A business should not rely on the simplified and streamlined approach to justify the position in a country that does not implement Amount B. A list of countries applying Amount B will be added to the OECD website.

Tax certainty and elimination of double taxation

Where disputes arise between businesses and tax authorities in relation to the application of Amount B, existing tax dispute prevention and resolution mechanisms will apply, including advance pricing arrangements and mutual agreement procedures.

Mutual agreement procedures should not be based on the baseline marketing and distribution approach under Amount B if one or more of the relevant countries has not chosen to apply or accept this approach. Countries may provide a corresponding adjustment that reflects the outcome of applying Amount B on a case-by-case basis if it is considered to produce an acceptable outcome in that specific case.

Any agreement (including mutual agreement procedure cases and bilateral or multilateral advance pricing agreement cases), obtained prior to the implementation of Amount B will continue to be valid.

Next steps

The OECD Inclusive Framework is working on an additional ‘optional’ qualitative scoping criterion that jurisdictions may choose to apply to identify distributors performing ‘non-baseline activities’. Work on this will be concluded by 31 March 2024, with any additions to be incorporated into the OECD Transfer Pricing Guidelines.
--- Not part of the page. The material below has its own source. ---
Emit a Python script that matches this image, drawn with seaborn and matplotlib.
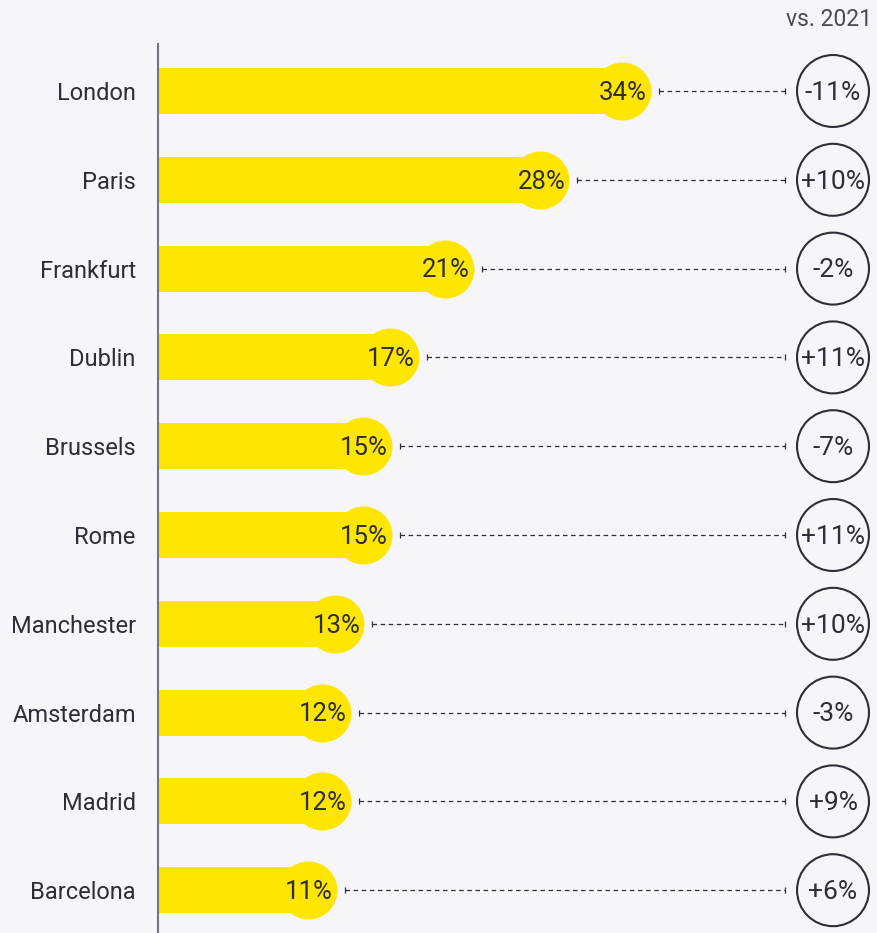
import matplotlib
matplotlib.use("Agg")
import matplotlib.pyplot as plt
import pandas as pd
import seaborn as sns

cities = ["London", "Paris", "Frankfurt", "Dublin", "Brussels", "Rome",
          "Manchester", "Amsterdam", "Madrid", "Barcelona"]
share = [34, 28, 21, 17, 15, 15, 13, 12, 12, 11]
change = [-11, 10, -2, 11, -7, 11, 10, -3, 9, 6]
header = "vs. 2021"

YELLOW = "#FFE600"
DARK = "#2E2E38"
BG = "#F5F5FA"

sns.set_theme(style="white")
plt.rcParams["font.family"] = ["Roboto", "DejaVu Sans"]

df = pd.DataFrame({"city": cities, "share": share, "change": change})

W, H = 878, 933
fig = plt.figure(figsize=(W / 100, H / 100), dpi=100, facecolor=BG)
ax = fig.add_axes([158 / W, 0, 720 / W, (H - 44) / H])
ax.set_facecolor(BG)

px = 13.65  # pixels per percentage point
sns.barplot(data=df, y="city", x="share", orient="h", color=YELLOW,
            width=0.52, saturation=1, ax=ax, linewidth=0)

ypos = range(len(df))
ax.scatter(df["share"], ypos, s=1744, color=YELLOW, zorder=3, linewidths=0)
for i, row in df.iterrows():
    ax.text(row["share"] + 25 / px, i + 0.02, f"{row['share']}%", ha="right", va="center",
            fontsize=18.5, color=DARK, zorder=4)
    x0 = row["share"] + 37 / px
    x1 = (785 - 158) / px
    ax.plot([x0, x1], [i, i], color=DARK, lw=0.9, dashes=(3.6, 2.9), zorder=2)
    ax.plot([x0, x1], [i, i], ls="none", marker="|", ms=5, mew=0.9, color=DARK, zorder=2)
    sign = "+" if row["change"] > 0 else "-"
    xc = (833 - 158) / px
    ax.scatter([xc], [i], s=2684, facecolor="none", edgecolor=DARK, linewidths=1.5, zorder=3)
    ax.text(xc, i + 0.02, f"{sign}{abs(row['change'])}%", ha="center", va="center",
            fontsize=19, color=DARK, zorder=4)

ax.set_xlim(0, 720 / px)
ax.set_ylim((H - 91) / 88.8, -47 / 88.8)
ax.set_xlabel("")
ax.set_ylabel("")
ax.set_xticks([])
for s in ["top", "right", "bottom"]:
    ax.spines[s].set_visible(False)
ax.spines["left"].set_color("#747480")
ax.spines["left"].set_linewidth(1.5)
ax.tick_params(axis="y", length=0, pad=16, labelsize=17, labelcolor=DARK)

fig.text(829 / W, 1 - 20 / H, header, ha="center", va="center", fontsize=16.5, color="#4a4a55")

fig.savefig("out.png", dpi=100, facecolor=BG)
‘Qualifying jurisdictions’ for the purposes of the operating expense cross-check and the data availability mechanism are to be fixed prospectively based on qualifying criteria to be incorporated into the guidance in a subsequent update. The lists of qualifying jurisdictions will be published and updated every five years on the OECD website.

The OECD Inclusive Framework will undertake further work on the implementation of the commitment of countries to respect the outcome of Amount B where it is applied by a low capacity jurisdiction (including through the development of competent authority agreements) in 2024. The list of low capacity jurisdictions will be agreed by the OECD Inclusive Framework by 31 March 2024 and published on the OECD website.

Information will be gathered on the practical application of Amount B. Consideration could be given to producing further implementation guidance, if needed.

Further work is to be undertaken on the interdependence of Amount B and Amount A under Pillar One prior to the signing and entry into force of the Amount A multilateral convention.